Duke has quickly become- even outside of South Africa- a large part of my identity. Even back home, my old high school teachers constantly send me articles mentioning Duke, and family members cant say my name without mentioning that I go to Duke. It never gets on my nerve back in the States, but here the association makes me apprehensive. Maybe this apprehension comes from the less than stellar relationship that Michaela and I have with our partner organization internship. From the very first day, our boss made it very clear what she thought about “American students who come abroad to find themselves” and who have this compulsion to somehow make a difference.

I’m not white. I don’t have White Man’s Burden. And frankly, I don’t think any of the white students on my trip suffer from it either. Our boss seems to have this solidified picture of what a Duke student is and refuses to alter her views- no matter how differently we portray ourselves.
The first few weeks at work were not far from disaster, from the cultural jabs and assumptions about our lack of ‘understanding’. I have never been viewed as incapable or further more, unqualified for anything. Usually, if I set my mind to it, I can make something out of any experience, but here.. I am the unqualified Duke student. What I learnt at school couldn’t possibly prepare me for the actual realities of Cape Town politics and social structure.

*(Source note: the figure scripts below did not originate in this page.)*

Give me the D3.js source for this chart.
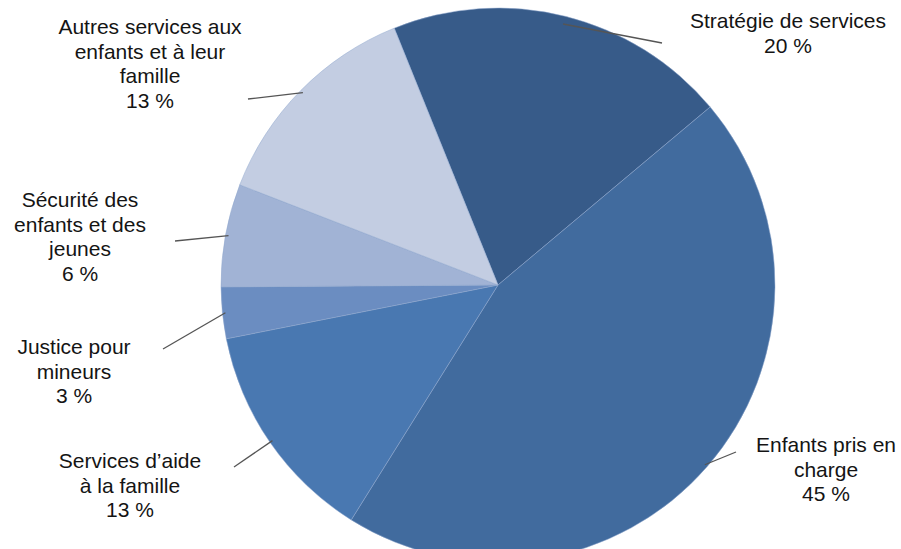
<!DOCTYPE html>
<html>
<head>
<meta charset="utf-8">
<script src="https://cdn.jsdelivr.net/npm/d3@7"></script>
<style>
  html, body { margin: 0; padding: 0; background: #fff; }
  svg text { font-family: "Liberation Sans", Arial, sans-serif; font-size: 21px; fill: #141414; }
</style>
</head>
<body>
<div id="chart"></div>
<script>
// data
const categories = [
    ['Stratégie de services'],
    ['Enfants pris en', 'charge'],
    ['Services d\u2019aide', 'à la famille'],
    ['Justice pour', 'mineurs'],
    ['Sécurité des', 'enfants et des', 'jeunes'],
    ['Autres services aux', 'enfants et à leur', 'famille']
]
const shares = [20, 45, 13, 3, 6, 13]
const colours = ['#375b89', '#416b9e', '#4978b1', '#6b8dc1', '#a1b3d5', '#c3cde2']

// label placement (centre x, first line y) and leader line end
const labelPos = [
    { x: 788, y: 28, lx: 662, ly: 43 },
    { x: 826, y: 452, lx: 736, ly: 452 },
    { x: 130, y: 468, lx: 234, ly: 467 },
    { x: 74, y: 354, lx: 163, ly: 349 },
    { x: 80, y: 207, lx: 175, ly: 241 },
    { x: 150, y: 34, lx: 248, ly: 99 }
]

const width = 901
const height = 549
const cx = 498
const cy = 285
const radius = 277
const lineH = 24.5

let svg = d3.select('#chart')
    .append('svg')
    .attr('width', width)
    .attr('height', height)

let pie = d3.pie()
    .sort(null)
    .startAngle(-22 * Math.PI / 180)
    .endAngle((360 - 22) * Math.PI / 180)
    .value(function (d) { return d })

let arc = d3.arc().innerRadius(0).outerRadius(radius)
let arcs = pie(shares)

let g = svg.append('g').attr('transform', 'translate(' + cx + ',' + cy + ')')

g.selectAll('path')
    .data(arcs)
    .enter()
    .append('path')
    .attr('d', arc)
    .attr('fill', function (d, i) { return colours[i] })
    .attr('stroke', '#8ea6cc')
    .attr('stroke-width', 0.5)

// leader lines: from slice edge to label
arcs.forEach(function (d, i) {
    let mid = (d.startAngle + d.endAngle) / 2
    let r0 = i === 0 ? radius - 8 : radius - 3
    let x0 = cx + Math.sin(mid) * r0
    let y0 = cy - Math.cos(mid) * r0
    let p = labelPos[i]
    svg.append('line')
        .attr('x1', x0).attr('y1', y0)
        .attr('x2', p.lx).attr('y2', p.ly)
        .attr('stroke', '#555')
        .attr('stroke-width', 1.3)
})

// labels
categories.forEach(function (lines, i) {
    let p = labelPos[i]
    let t = svg.append('text')
        .attr('text-anchor', 'middle')
        .attr('x', p.x)
        .attr('y', p.y)
    let all = lines.concat([shares[i] + ' %'])
    all.forEach(function (s, k) {
        t.append('tspan')
            .attr('x', p.x)
            .attr('dy', k === 0 ? 0 : lineH)
            .text(s)
    })
})
</script>
</body>
</html>
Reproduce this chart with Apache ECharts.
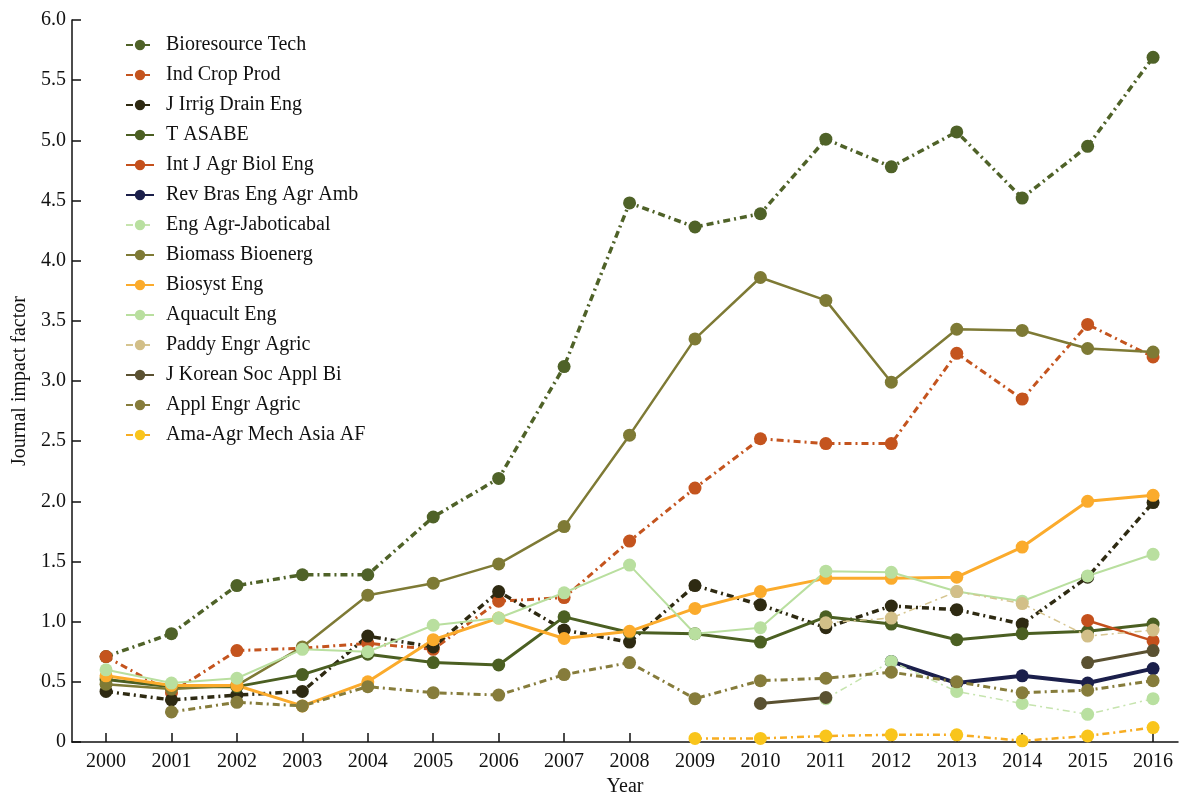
<!DOCTYPE html>
<html><head><meta charset="utf-8">
<script src="https://cdn.jsdelivr.net/npm/echarts@6/dist/echarts.min.js"></script>
<style>html,body{margin:0;padding:0;background:#fff}#c{width:1180px;height:796px}</style>
</head><body><div id="c"></div>
<script>
const years = [2000,2001,2002,2003,2004,2005,2006,2007,2008,2009,2010,2011,2012,2013,2014,2015,2016];
const yTicks = [0,0.5,1,1.5,2,2.5,3,3.5,4,4.5,5,5.5,6];
const bioresourceTech = [0.71,0.90,1.30,1.39,1.39,1.87,2.19,3.12,4.48,4.28,4.39,5.01,4.78,5.07,4.52,4.95,5.69];
const indCropProd     = [0.71,0.41,0.76,0.78,0.82,0.77,1.17,1.20,1.67,2.11,2.52,2.48,2.48,3.23,2.85,3.47,3.20];
const jIrrigDrainEng  = [0.42,0.35,0.39,0.42,0.88,0.79,1.25,0.93,0.83,1.30,1.14,0.95,1.13,1.10,0.98,1.37,1.99];
const tAsabe          = [0.52,0.46,0.46,0.56,0.73,0.66,0.64,1.04,0.91,0.90,0.83,1.04,0.98,0.85,0.90,0.92,0.98];
const intJAgrBiolEng  = [null,null,null,null,null,null,null,null,null,null,null,null,null,null,null,1.01,0.84];
const revBrasEngAgr   = [null,null,null,null,null,null,null,null,null,null,null,null,0.67,0.49,0.55,0.49,0.61];
const engAgrJabot     = [null,null,null,null,null,null,null,null,null,null,null,0.36,0.67,0.42,0.32,0.23,0.36];
const biomassBioenerg = [0.48,0.44,0.47,0.79,1.22,1.32,1.48,1.79,2.55,3.35,3.86,3.67,2.99,3.43,3.42,3.27,3.24];
const biosystEng      = [0.55,0.47,0.47,0.30,0.50,0.85,1.03,0.86,0.92,1.11,1.25,1.36,1.36,1.37,1.62,2.00,2.05];
const aquacultEng     = [0.60,0.49,0.53,0.77,0.75,0.97,1.03,1.24,1.47,0.90,0.95,1.42,1.41,1.25,1.17,1.38,1.56];
const paddyEngrAgric  = [null,null,null,null,null,null,null,null,null,null,null,0.99,1.03,1.25,1.15,0.88,0.93];
const jKoreanSoc      = [null,null,null,null,null,null,null,null,null,null,0.32,0.37,null,null,null,0.66,0.76];
const applEngrAgric   = [null,0.25,0.33,0.30,0.46,0.41,0.39,0.56,0.66,0.36,0.51,0.53,0.58,0.50,0.41,0.43,0.51];
const amaAgrMech      = [null,null,null,null,null,null,null,null,null,0.03,0.03,0.05,0.06,0.06,0.01,0.05,0.12];

const DD = [7,4,2,4];
const defs = [
  ['Bioresource Tech', bioresourceTech, '#4f6228', '#4f6228', 3.5, DD],
  ['Ind Crop Prod', indCropProd, '#c4541e', '#c4541e', 3, DD],
  ['J Irrig Drain Eng', jIrrigDrainEng, '#2e2a12', '#2e2a12', 3.5, DD],
  ['T ASABE', tAsabe, '#4b5f22', '#4b5f22', 3, 'solid'],
  ['Int J Agr Biol Eng', intJAgrBiolEng, '#c4501c', '#c4501c', 2.5, 'solid'],
  ['Rev Bras Eng Agr Amb', revBrasEngAgr, '#1b1f4b', '#1b1f4b', 4, 'solid'],
  ['Eng Agr-Jaboticabal', engAgrJabot, '#c6e4ae', '#b9e0a0', 1.5, DD],
  ['Biomass Bioenerg', biomassBioenerg, '#7e7a35', '#7e7a35', 2.5, 'solid'],
  ['Biosyst Eng', biosystEng, '#fbab2c', '#fbab2c', 3, 'solid'],
  ['Aquacult Eng', aquacultEng, '#b9df9f', '#b9df9f', 2, 'solid'],
  ['Paddy Engr Agric', paddyEngrAgric, '#d6c590', '#d2bf88', 1.5, DD],
  ['J Korean Soc Appl Bi', jKoreanSoc, '#5a5131', '#5a5131', 3, 'solid'],
  ['Appl Engr Agric', applEngrAgric, '#867c3b', '#867c3b', 3, DD],
  ['Ama-Agr Mech Asia AF', amaAgrMech, '#f7ad22', '#f9c51c', 2.5, DD]
];

const series = defs.map(([name, vals, lc, pc, w, t]) => ({
  name, type: 'line',
  data: years.map((y, i) => [y, vals[i] == null ? '-' : vals[i]]),
  symbol: 'circle', symbolSize: 13, showAllSymbol: true,
  connectNulls: false,
  lineStyle: { color: lc, width: w, type: t },
  itemStyle: { color: pc },
  emphasis: { disabled: true },
  animation: false
}));

const xMin = 1999.48, xMax = 2016.381;
const chart = echarts.init(document.getElementById('c'));
chart.setOption({
  animation: false,
  textStyle: { fontFamily: 'Liberation Serif' },
  grid: { left: 72, right: 2, top: 20, bottom: 54, containLabel: false, outerBoundsMode: 'none' },
  legend: {
    orient: 'vertical', left: 120, top: 30,
    itemWidth: 28, itemHeight: 13, itemGap: 10,
    textStyle: { fontFamily: 'Liberation Serif', fontSize: 20, color: '#111', lineHeight: 20, padding: [0, 0, 0, 7] },
    data: defs.map(d => d[0])
  },
  xAxis: {
    type: 'value', min: xMin, max: xMax,
    name: 'Year', nameLocation: 'middle', nameGap: 35,
    nameTextStyle: { fontFamily: 'Liberation Serif', fontSize: 20, color: '#111' },
    axisLine: { show: true, lineStyle: { color: '#111', width: 1.5 } },
    axisTick: { show: true, inside: true, length: 9, lineStyle: { color: '#111', width: 1.5 }, customValues: years },
    axisLabel: { customValues: years, formatter: v => String(Math.round(v)), fontFamily: 'Liberation Serif', fontSize: 20, color: '#111', margin: 10 },
    splitLine: { show: false }
  },
  yAxis: {
    type: 'value', min: 0, max: 6, interval: 0.5,
    name: 'Journal impact factor', nameLocation: 'middle', nameGap: 42, nameRotate: 90,
    nameTextStyle: { fontFamily: 'Liberation Serif', fontSize: 20, color: '#111' },
    axisLine: { show: true, lineStyle: { color: '#111', width: 1.5 } },
    axisTick: { show: true, inside: true, length: 9, lineStyle: { color: '#111', width: 1.5 } },
    axisLabel: { formatter: v => v === 0 ? '0' : v.toFixed(1), fontFamily: 'Liberation Serif', fontSize: 20, color: '#111', margin: 6 },
    splitLine: { show: false }
  },
  series
});
</script>
</body></html>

It was a struggle to get any work on a day to day basis and I struggled with that quite a bit. Not because I didn’t want to waste time, but I feared that I was not being useful to the organization. I often questioned why they took interns if it was so clearly not a space that was conducive for that. I worried that my wanting to learn and have a fruitful internship came off as pestering and annoying. Where does the line blur between being attentive and involved and being a nuisance? Or when is it okay for your employer to make you feel as though you are acting entitled and wanting special treatment when you finish a task and are eager for another? It is difficult getting accustomed to a new pace, but when does a new pace become me sitting at my desk for 5 hours with nothing to do for fear of upsetting my employer or having some sort of verbal attack?

I cannot say that I had the best experience at District Six, or that I had the most fruitful internship and that I changed an organization for the better but I can speak to how much this internship has changed me.

This experience has taught me the weight of expectations and how quickly these expectations can fumble your experience and create a false sense of entitlement. At District Six, I was constantly reminded that I was an intern- and dispensable at that. They didn’t need me. I wasn’t adding any exponential growth to the organization. This was an experience I needed to have.

I’ve had to come to terms with the fact that most of my learning and understanding of Cape Town has not come from my work experience, and while I don’t have stories of how amazing my internship was and how I’ve formed such an unbreakable and meaningful connection with District Six, my time in South Africa has been nothing short of a learning experience, not only about myself and the people I spend the majority of my time with, but also about a country and a people that I now hold so dear.Looking back on the past 8 weeks, my expectations got the best of me and I am so glad that I was able to realize this before I left. I made the most out of what I was given and when what was given wasn’t good enough, I found it myself.